CU and banking groups briefly align as they seek to distance themselves from recent major bank failures.
Under normal circumstances, when a financial services crisis develops, banks and credit unions spend their time attacking each other.
As the past few weeks have demonstrated, these are not normal times.
The failure of two large banks and the possibility that only large deposits at systemically risky banks will be insured have resulted in fissures in the banking industry with community bankers attacking the large banks.
And of course, credit unions continue to criticize all the banks.
What community bankers are saying
When Silicon Valley and Signature banks failed, the Independent Community Bankers of America quickly differentiated themselves from large financial institutions.
In doing so, the community bankers sounded very much like credit union officials who always stress “the credit union difference.”

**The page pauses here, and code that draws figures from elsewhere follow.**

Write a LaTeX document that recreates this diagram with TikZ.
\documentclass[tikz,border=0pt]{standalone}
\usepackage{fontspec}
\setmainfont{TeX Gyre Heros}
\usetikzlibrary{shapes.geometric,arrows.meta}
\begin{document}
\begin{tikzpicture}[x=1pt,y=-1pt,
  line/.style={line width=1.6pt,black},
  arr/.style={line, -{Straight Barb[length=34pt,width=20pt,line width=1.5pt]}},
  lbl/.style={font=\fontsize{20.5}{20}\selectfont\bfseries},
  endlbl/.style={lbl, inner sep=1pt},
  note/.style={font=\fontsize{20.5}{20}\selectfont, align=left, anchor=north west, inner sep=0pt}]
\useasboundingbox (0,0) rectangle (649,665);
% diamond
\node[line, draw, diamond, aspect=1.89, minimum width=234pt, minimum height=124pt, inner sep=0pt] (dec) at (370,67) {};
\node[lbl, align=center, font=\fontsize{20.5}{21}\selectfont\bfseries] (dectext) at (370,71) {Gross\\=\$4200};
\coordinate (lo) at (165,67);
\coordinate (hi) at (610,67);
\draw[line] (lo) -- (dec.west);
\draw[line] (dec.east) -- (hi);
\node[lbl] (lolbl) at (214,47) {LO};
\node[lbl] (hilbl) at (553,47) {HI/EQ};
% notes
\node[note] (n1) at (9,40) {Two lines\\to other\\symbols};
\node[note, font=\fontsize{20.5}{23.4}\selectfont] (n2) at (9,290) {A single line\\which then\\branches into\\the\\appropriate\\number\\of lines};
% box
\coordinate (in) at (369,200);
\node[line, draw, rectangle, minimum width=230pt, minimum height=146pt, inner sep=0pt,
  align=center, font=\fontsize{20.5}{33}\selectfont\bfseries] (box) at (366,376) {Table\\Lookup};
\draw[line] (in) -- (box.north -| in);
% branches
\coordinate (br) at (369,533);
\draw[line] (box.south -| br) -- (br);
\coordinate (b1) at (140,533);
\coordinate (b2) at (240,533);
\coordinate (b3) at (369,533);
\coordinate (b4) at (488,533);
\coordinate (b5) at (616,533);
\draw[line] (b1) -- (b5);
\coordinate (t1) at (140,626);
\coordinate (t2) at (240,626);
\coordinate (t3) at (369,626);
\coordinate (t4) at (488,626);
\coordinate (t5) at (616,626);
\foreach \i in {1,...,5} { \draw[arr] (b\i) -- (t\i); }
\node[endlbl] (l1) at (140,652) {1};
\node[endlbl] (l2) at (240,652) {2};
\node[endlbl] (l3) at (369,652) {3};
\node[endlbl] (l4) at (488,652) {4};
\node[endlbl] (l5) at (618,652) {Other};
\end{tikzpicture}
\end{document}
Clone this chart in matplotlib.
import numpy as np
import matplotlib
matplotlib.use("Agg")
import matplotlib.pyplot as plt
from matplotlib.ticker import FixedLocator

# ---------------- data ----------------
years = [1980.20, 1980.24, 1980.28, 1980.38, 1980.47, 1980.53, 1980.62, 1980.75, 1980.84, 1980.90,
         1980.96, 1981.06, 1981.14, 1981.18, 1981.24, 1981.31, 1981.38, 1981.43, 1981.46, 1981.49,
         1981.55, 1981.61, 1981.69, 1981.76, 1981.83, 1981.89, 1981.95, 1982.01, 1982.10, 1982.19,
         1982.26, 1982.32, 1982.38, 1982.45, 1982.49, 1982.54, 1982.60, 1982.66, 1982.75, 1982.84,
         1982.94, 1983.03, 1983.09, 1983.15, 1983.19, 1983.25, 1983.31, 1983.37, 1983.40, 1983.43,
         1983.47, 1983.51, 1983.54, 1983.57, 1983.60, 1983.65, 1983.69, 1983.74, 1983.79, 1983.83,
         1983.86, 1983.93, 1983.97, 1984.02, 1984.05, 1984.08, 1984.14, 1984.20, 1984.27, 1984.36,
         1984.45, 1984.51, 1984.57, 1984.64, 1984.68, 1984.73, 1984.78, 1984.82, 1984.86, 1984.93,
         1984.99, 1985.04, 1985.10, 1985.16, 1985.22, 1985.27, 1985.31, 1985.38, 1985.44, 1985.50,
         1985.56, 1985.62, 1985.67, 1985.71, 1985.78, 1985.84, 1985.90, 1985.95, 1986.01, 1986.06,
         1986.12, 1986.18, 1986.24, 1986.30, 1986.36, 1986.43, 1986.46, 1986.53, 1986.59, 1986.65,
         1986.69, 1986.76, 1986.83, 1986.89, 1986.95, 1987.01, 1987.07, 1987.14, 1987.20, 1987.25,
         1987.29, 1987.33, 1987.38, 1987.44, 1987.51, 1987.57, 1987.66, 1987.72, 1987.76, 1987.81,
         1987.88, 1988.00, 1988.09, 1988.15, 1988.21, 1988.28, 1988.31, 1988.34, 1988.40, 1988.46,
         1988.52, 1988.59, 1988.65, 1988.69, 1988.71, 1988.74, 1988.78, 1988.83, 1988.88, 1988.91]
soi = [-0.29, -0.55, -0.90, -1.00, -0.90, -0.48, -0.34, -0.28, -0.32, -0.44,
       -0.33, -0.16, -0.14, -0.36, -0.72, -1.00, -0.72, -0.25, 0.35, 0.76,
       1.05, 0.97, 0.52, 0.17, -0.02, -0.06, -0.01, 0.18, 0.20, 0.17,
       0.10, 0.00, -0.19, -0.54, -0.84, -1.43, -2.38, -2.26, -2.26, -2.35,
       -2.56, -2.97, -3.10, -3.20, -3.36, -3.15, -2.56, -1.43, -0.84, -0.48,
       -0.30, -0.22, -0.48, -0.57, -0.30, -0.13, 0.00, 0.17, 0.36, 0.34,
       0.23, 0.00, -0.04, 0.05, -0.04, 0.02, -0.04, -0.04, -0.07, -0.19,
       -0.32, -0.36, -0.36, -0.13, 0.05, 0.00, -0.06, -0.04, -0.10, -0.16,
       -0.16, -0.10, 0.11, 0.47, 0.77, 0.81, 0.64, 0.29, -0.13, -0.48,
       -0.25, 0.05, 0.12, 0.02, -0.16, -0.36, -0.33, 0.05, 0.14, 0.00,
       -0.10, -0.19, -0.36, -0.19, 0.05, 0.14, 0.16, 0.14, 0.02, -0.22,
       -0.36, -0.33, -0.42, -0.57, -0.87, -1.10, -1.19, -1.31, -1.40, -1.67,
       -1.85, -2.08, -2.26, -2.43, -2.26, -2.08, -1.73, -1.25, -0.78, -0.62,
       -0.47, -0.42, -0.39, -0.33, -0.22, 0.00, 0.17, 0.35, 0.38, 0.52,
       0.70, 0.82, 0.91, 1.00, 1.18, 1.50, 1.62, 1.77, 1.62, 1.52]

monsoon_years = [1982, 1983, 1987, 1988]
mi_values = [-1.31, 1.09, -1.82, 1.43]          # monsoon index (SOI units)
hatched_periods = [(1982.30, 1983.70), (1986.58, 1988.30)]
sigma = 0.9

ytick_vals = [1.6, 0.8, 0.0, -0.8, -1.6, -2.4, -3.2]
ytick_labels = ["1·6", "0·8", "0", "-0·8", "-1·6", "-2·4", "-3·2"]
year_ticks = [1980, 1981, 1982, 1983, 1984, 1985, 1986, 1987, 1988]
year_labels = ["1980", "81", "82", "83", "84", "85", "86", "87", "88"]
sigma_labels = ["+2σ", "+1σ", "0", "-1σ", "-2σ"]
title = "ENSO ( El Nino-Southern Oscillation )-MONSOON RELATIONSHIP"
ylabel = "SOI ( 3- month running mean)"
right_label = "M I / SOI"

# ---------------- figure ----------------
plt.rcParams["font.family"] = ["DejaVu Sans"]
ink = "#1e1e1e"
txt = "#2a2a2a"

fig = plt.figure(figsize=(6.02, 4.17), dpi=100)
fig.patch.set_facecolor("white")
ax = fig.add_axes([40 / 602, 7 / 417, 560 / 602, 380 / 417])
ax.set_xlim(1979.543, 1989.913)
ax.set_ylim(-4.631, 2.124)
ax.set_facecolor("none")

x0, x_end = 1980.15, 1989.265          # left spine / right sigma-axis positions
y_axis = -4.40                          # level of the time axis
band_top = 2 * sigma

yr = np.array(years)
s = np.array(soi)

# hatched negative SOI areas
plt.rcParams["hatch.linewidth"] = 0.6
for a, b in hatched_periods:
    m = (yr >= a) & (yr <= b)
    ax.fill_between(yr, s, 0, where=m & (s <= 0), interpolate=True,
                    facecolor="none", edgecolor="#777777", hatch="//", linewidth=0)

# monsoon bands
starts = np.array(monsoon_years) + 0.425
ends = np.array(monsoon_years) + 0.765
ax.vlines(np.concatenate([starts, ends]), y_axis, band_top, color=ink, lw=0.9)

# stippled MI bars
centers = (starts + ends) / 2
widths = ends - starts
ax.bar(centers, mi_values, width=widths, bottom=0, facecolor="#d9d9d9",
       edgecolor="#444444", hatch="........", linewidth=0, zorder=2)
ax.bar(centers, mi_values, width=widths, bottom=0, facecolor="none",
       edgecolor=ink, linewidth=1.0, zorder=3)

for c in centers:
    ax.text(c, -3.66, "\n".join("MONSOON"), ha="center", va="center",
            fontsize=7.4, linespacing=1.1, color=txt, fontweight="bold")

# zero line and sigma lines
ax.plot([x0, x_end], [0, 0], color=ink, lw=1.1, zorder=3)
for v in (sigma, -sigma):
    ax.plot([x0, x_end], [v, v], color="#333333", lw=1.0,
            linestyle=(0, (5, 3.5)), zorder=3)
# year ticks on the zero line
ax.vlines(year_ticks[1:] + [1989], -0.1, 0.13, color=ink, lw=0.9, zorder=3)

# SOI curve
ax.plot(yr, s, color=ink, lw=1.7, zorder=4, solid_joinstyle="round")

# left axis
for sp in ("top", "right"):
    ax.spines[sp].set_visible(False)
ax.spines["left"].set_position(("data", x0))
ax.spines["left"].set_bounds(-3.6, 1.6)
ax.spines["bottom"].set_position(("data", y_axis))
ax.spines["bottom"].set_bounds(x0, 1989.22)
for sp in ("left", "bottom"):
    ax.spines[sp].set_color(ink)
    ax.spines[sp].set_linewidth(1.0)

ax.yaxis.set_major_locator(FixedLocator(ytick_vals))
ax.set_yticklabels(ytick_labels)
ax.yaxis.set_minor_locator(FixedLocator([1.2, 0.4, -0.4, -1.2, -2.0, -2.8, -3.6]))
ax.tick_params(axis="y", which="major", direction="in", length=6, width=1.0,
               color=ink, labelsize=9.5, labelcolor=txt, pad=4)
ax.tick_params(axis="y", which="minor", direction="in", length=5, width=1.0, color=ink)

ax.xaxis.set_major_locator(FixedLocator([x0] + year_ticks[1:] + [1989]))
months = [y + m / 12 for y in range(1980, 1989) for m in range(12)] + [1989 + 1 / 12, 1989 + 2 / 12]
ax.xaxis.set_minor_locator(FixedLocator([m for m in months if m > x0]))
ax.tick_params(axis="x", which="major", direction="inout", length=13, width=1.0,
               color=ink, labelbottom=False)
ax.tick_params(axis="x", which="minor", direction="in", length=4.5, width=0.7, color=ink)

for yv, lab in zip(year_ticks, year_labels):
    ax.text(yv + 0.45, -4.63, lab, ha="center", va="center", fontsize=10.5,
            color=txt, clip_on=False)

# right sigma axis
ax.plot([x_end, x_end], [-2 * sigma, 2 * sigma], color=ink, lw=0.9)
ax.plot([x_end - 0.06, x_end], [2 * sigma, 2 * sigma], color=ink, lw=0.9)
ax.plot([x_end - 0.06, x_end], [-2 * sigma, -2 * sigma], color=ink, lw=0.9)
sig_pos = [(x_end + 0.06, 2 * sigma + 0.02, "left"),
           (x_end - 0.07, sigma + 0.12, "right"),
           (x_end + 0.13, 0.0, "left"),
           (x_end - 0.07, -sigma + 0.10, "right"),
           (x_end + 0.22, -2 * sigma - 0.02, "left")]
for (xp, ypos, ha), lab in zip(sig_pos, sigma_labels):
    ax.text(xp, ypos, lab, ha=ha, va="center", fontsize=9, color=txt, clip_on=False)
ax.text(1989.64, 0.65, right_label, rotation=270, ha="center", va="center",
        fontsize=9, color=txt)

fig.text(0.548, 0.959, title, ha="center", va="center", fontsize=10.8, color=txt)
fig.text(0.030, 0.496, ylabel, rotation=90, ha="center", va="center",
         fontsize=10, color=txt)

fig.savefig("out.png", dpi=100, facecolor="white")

“In stark contrast to the nation’s largest banks, community banks operate under an entirely different business model—one that’s based locally and is relationship focused,” ICBA President/CEO Rebeca Romero Rainey said last week. “As small businesses themselves, local community banks take pride in serving the unique needs of their customers and communities. In short, they are in it for the long haul to serve the needs of those who count on them for financial stability and prosperity.”
She added that the organization will oppose making community banks responsible for any potential losses to the deposit insurance fund.
What credit union groups are saying
Rainey just as easily could have been talking about credit unions.
Here’s what CUNA officials recently said.
“As not-for-profit financial cooperatives, credit unions’ first priority is the people we serve,” the organization stated. “Recent bank failures have no connection to credit unions but do emphasize how the credit union difference makes a clear difference for consumers.”
Differences remain, naturally
This is not to say that community bankers and credit unions now are totally united in their public policy positions.
Take the subordinated debt rule approved by the NCUA board at last week’s meeting.
“We thank the NCUA board for making a necessary change to enable low-income credit unions participating in Treasury’s Emergency Capital Investment Program to receive the program’s maximum benefit,” Alexander Monterrubio, CUNA’s deputy chief advocacy officer for regulatory affairs, said, following the decision.
And when the rule originally was proposed, NAFCU officials made similar comments.
But not the community bankers, who immediately noted their opposition to the move.
“Allowing credit unions to issue subordinated debt with maturities longer than 20 years blurs the line between debt and equity financing and allows credit unions to engage in an aggressive expansion that is not related to serving their members of modest means,” the ICBA said at the time.